# Maytag Dishwasher Leaking at Air Inlet



## Thunder Chicken (May 22, 2011)

I have a Maytag dishwasher, model number DWU8460AAX, that leaks like crazy from the air inlet in the drain pan. The leak only occurs during the actual wash or rinse cycle, not during any other time. 

This website shows the blower assembly:

http://www.appliancepartspros.com/partsearch/model.aspx?model_id=29143

Water is getting up under the cap (1), through the screen (2), and then spills outside of the blower casing (3). As far as I can see water was not meant to get in this area. 

Water does stand in the bottom of the dishwasher during the cycle, but the pump drains it dry at the end of the cycle. I'm not sure if this is supposed to happen or not. The water does come up close to the bottom of the cap, and I think the spray from the spray arm is pushing water over the edge.

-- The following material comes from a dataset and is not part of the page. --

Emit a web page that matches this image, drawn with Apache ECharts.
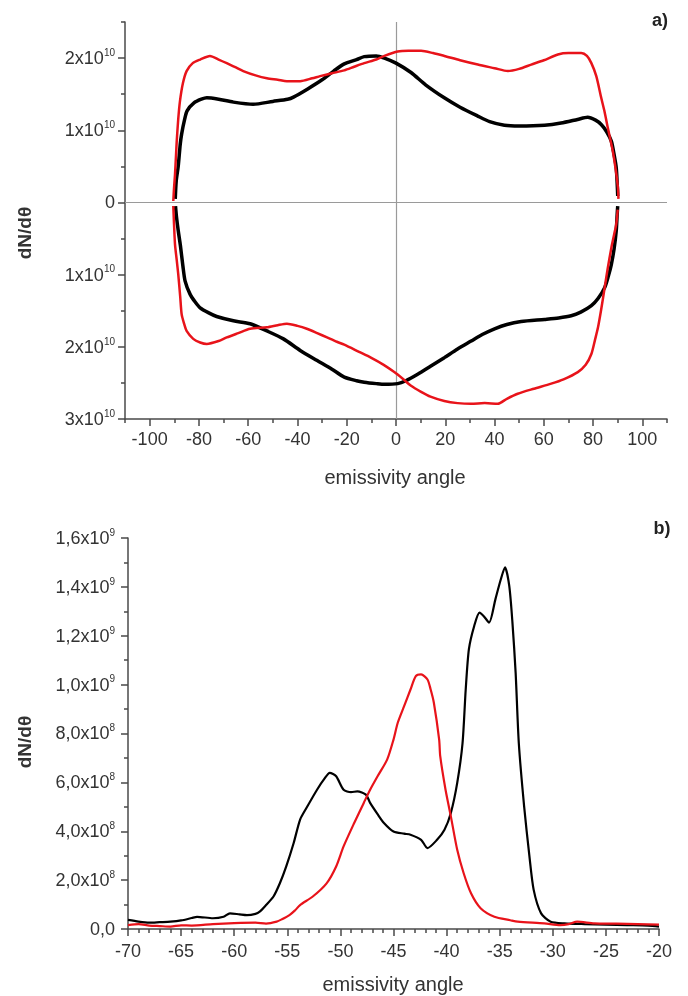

Any ideas as to what might be going wrong?

Thanks!


----------



## hardwareman (Oct 9, 2010)

check the door vent, I'll bet it is plugged


----------



## Thunder Chicken (May 22, 2011)

I don't think so. The door vent is toward the top of the door, and it appears to be clear. Steam issues out of it during the drying.

Another thing that I notice is that the cycle will start, run for a few seconds, stop, then start again. It seems to start and stop randomly. Maybe a bad float switch?


----------



## Thunder Chicken (May 22, 2011)

*Leaking Maytag Dishwasher from Bottom of Door*

I swapped out the float switch, which seems to be an improvement. The unit is still leaking, but I was wrong about the location. Water seems to be getting up under the interior door panel on the right side (close to the cable run to the door) and is leaking out from the bottom of the door. This door panel slides over the inner lip of the tub when closed, but there is about a 1/4 gap between the door panel and the tub. So far as I can see nothing seems broken or misaligned, but it leaks all the same. 

The only other remote possibility is that is coming from the soap dispenser latch grommet, but it is a fairly big leak. I ordered a latch & grommet kit, but after that I am out of ideas.

UPDATE: Well, I'll be darned. All that water DID come through the worn-out latch grommet. I pulled the inner door panel off and, sure enough, there was a stream of scale from the latch. $5 for a latch and grommet kit (#W10131752) and about 10 minutes of work to swap it out. Case closed!


----------